Wednesday, October 1, 2014

My Old Home

Yesterday, my cousin Fuh Fuh sent me a picture on 
my phone.  I had notifications turned off, and 
I didn't see it for hours. 

When I looked at it, it made me cry. 

This, folks, is the family home in which I grew up. 

Look at it. 
Look at the gutters... at the side roof. 
At the tiny little air conditioner and the windows. 
At the basement windows. 

My father built that grotto for the Blessed Virgin with 
his own hands, laboring one summer for many weeks, getting 
it JUST right for Her. 

You can see a cement structure in the foreground... that 
was the swimming pool he made IN THE GROUND for my sister 
and me... that our neighbors played with us in very happily one summer... 
until we realized it was flooding the neighbor's basement every time we drained it! 

The balcony above eventually became my bedroom.

So many happy memories there.  

My two brothers and their families lived there (separately)  after my dad died, and my mom 
moved out.  They maintained it as meticulously as my dad did in his day. 
He died at 55 in 1969, of a massive heart attack. 

When my mother finally sold it, it was to a family who paid cash for it, but did not 
live there long.  I was told when my sister died two years ago that the family who lived there now loved the house. 

This sign was in the front yard.  There was 
no fence there when we lived there... (except chain link around the back yard) there were three walnut trees in the side yard, between our house and the Kelly's, next door.  
Can you see the part of the house in this picture?  If you look to where the white 
line of stone is... there is a planter box there... there was one on each side. 
How many days we sat on those stair pedestals out in front, talking to our friends! 

My dad made a swingset and a teeter-totter for us out of pipe, welding it all together. 
The swingset is still there, I think, over 50 years old now. 

We were a block and a half from our church and school... we were 
a block from a tiny grocery where everyone shopped.  We knew everyone on the block... and 
for several blocks around.  One aunt and uncle were in the next block up, and 
the others were within three to six blocks away.  
It was safe to walk around and meet your friends, and we walked to grade school and high school every day. 
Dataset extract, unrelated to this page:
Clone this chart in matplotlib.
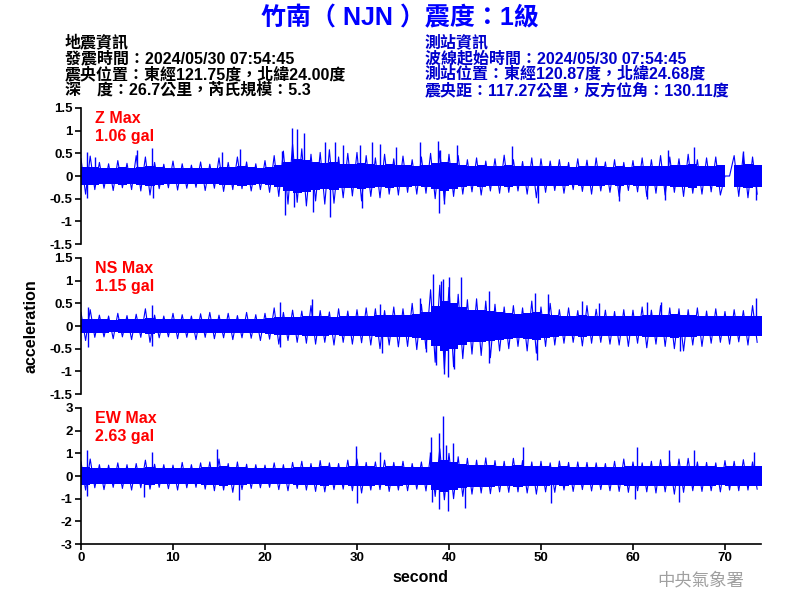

It was a different world. 

I am going to call that number tomorrow, and see if there is any way 
I can go there and take pictures, before it is sold again. 
My cousin told me that men were working in the house when she went 
by there yesterday. 

My dad would be so sad to see it this way. 
I know my sister would. 

Things change,,, and even though my cousin says 
the neighborhood is still pretty stable, it hurts to 
see our home like this. 

My brother who died in February still lived four 
blocks from here... but his widow is now 
moving from their big house, out further in the county where her son lives. 

Things change. 


  1. Hi Mary Ann.
    Well, old houses have history and you know, given another chance they can come to life again. Freya Rose Blossom would like to say thank you so much for visiting her today.
    Freya and I are going to have to keep a close eye on your blog. We want to know what happens to that beautiful ol house.
    Luvs :-) x x x

  2. Lovely home, I wonder if you could take the grotto somehow. Perhaps ask the present owners permission? Explain the sentimental value.

    I grew up in the same kind of neighborhood. After 39 years, my mother finally sold the old house and it was bought by developers and torn down immediately. We knew it would happen, so we wrote fairwell messages on the walls of our beloved old house. Sad to go by there now, where there is a massive fourplex in it's place.

  3. Oh, what a beautiful home. Even with the state of disrepair that it has fallen into, one can tell that it was built with love, and an attention to detail.
    I hope you are able to go take pictures.
    Wonderful memories of your days growing up there. Thanks for sharing.

    Warm wishes...


  4. What a beautiful home this must have been when it was well loved and well cared for. Your dad died so young - that must have been incredibly hard for you.

  5. Oh my gosh- it was a very beautiful home- and now we know there were many memories made in that home! It was loved!

  6. Things do change, but you have some wonderful memories and that is what counts.

  7. Oh Mary Ann what a beautiful home. How hard your dad must have worked on that grotto!!!!! What memories.....
    stella rose

  8. Oh Mary Ann, you should see the house I grew up looks like it's in the slums. So sad that these once nice neighborhoods get so run down.

  9. Although I'm sure I'm not as attached to it as you are to your childhood home, I feel this way when I see the old farmhouse at my paternal century farm. My immigrant great-grandparents built it when my grandpa was a little boy, and it holds many fond memories. My uncle still owns the land but cares nothing for the grand old house; they moved into a house on another farm they bought a few years ago. It makes me so sad....

  10. Wonderful memories! We can't go back though. The farm house I grew up in has long been razed. Our church is building a grotto for a statue of the Blessed Virgin. It looks much like that only taller.